Concerns and recommendations
| Friday, January 29, 2010
Editor’s Note: This guest column was written by members of the Core Council for Gay and Lesbian Students as well as the former Standing Committee on Gay and Lesbian Student Network.
We come together as former members of the Core Council for Gay and Lesbian Students, as well as the former Standing Committee on Gay and Lesbian Student Needs, to address the Jan. 13 publication of “The Mobile Party.” We believe that the creation and allowance of this deplorable comic to go to press is evidence of the systemic problems of homophobia and prejudice that continue to exist on campus.
During our respective tenures, we worked tirelessly to advise the administration on how to remedy the very issues of hate, homophobia and intolerance promoted in the comic strip. We knew firsthand of students who were so uncomfortable in what was supposed to be their “home away from home” that they would pray before falling asleep that they didn’t wake up in the morning. Because of this, we worked to ensure that every gay and lesbian student felt secure and safe enough to actualize his or her full potential as a scholar, individual, and contributing member of the community. We hoped when we left that we had made it a more welcoming place. However, this recent event is an unfortunate confirmation that more needs to be done.

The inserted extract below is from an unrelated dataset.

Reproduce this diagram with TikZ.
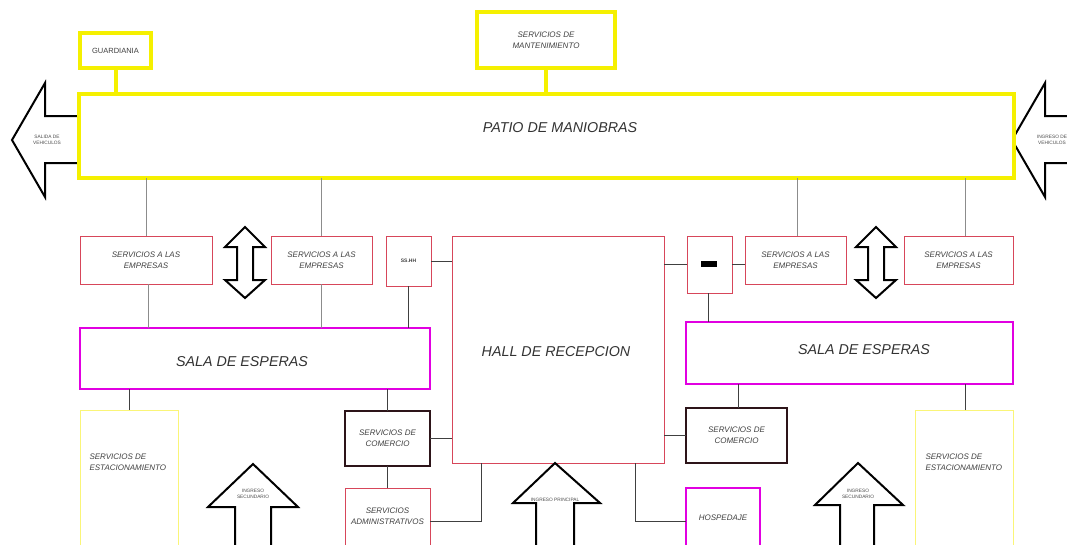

Even though this publication has resulted in outrage, we found the apology from The Observer Editorial Board greatly lacking. Except for a cursory mention of the Core Council, never once did their statement address the harmed community directly. They also never stated what the comic contained, why it was hurtful, and to whom it was directed. Even upon reading the University’s official response, we were still dissatisfied. The response merely echoed what was said by The Observer. This vagueness demonstrates that Notre Dame has not yet acknowledged the presence of a gay and lesbian community. The students negatively affected by this deserve more.
Over the course of our collected years at Notre Dame, we have been involved in an innumerable number of committees, advisory sessions and presentations related to tolerance and education about issues related to sexuality. However, those things can only do so much to create systemic change. They should not be used as a replacement for direct and concrete action by the University. It seems, at times, that all of these discussions and forums only exist to quell the demands being made for real action. It’s time for the University to put real substance behind what it claims to promote, instead of attempting to pacify the gay and lesbian members of its community with lip service.
We call on the University to address this shameful episode in a way more befitting a reputable institution of higher learning that prides itself on “seek[ing] to cultivate in its students … a disciplined sensibility to the poverty, injustice, and oppression that burden the lives of so many.” We feel that the following actions need to be taken in order to show the public that Notre Dame is a place where everyone, gay or straight, is welcome and valued.
1) The University must take direct action to address the underlying problems of homophobia on campus. A declaration needs to be made that this type of behavior will not be tolerated by a school that states that “God’s grace prompts human activity to assist the world in creating justice grounded in love.”
2) As has been advised numerous times in the past, the University must add “sexual orientation” to its non-discrimination clause to officially affirm that no individual on campus is considered a second-class citizen. They must show that all students — gay and straight — deserve equal amounts of fairness, respect and protection. The mere promise of a safe space for everyone is undone when no real body exists to authoritatively create and preserve the vowed environment.
3) An official gay/straight student group must be allowed/established. Notre Dame is the only school on the Top 20 National Research Universities list to not have a recognized gay/straight alliance. Ignoring and undervaluing select members of a community only serves to limit the learning experience for the whole campus.
4) The consultative role of the Core Council for Gay and Lesbian Students needs to be taken more seriously. In 2008, the Council composed an internal report to University officials about the serious conditions confronting gays and lesbians at Notre Dame and how to improve campus life and administrative policies. The counsels made were not heeded in a palpable sense, and that lack of action is evidenced by this recent dehumanizing event.
We hope that the University realizes it is time to move forward and takes our concerns and recommendations seriously. We implore the University to use the opportunity presented by this shameful episode to fulfill its obligation “to create a sense of human solidarity and concern for the common good that will bear fruit as learning becomes service to justice.” In light of recent events, this is needed now more than ever.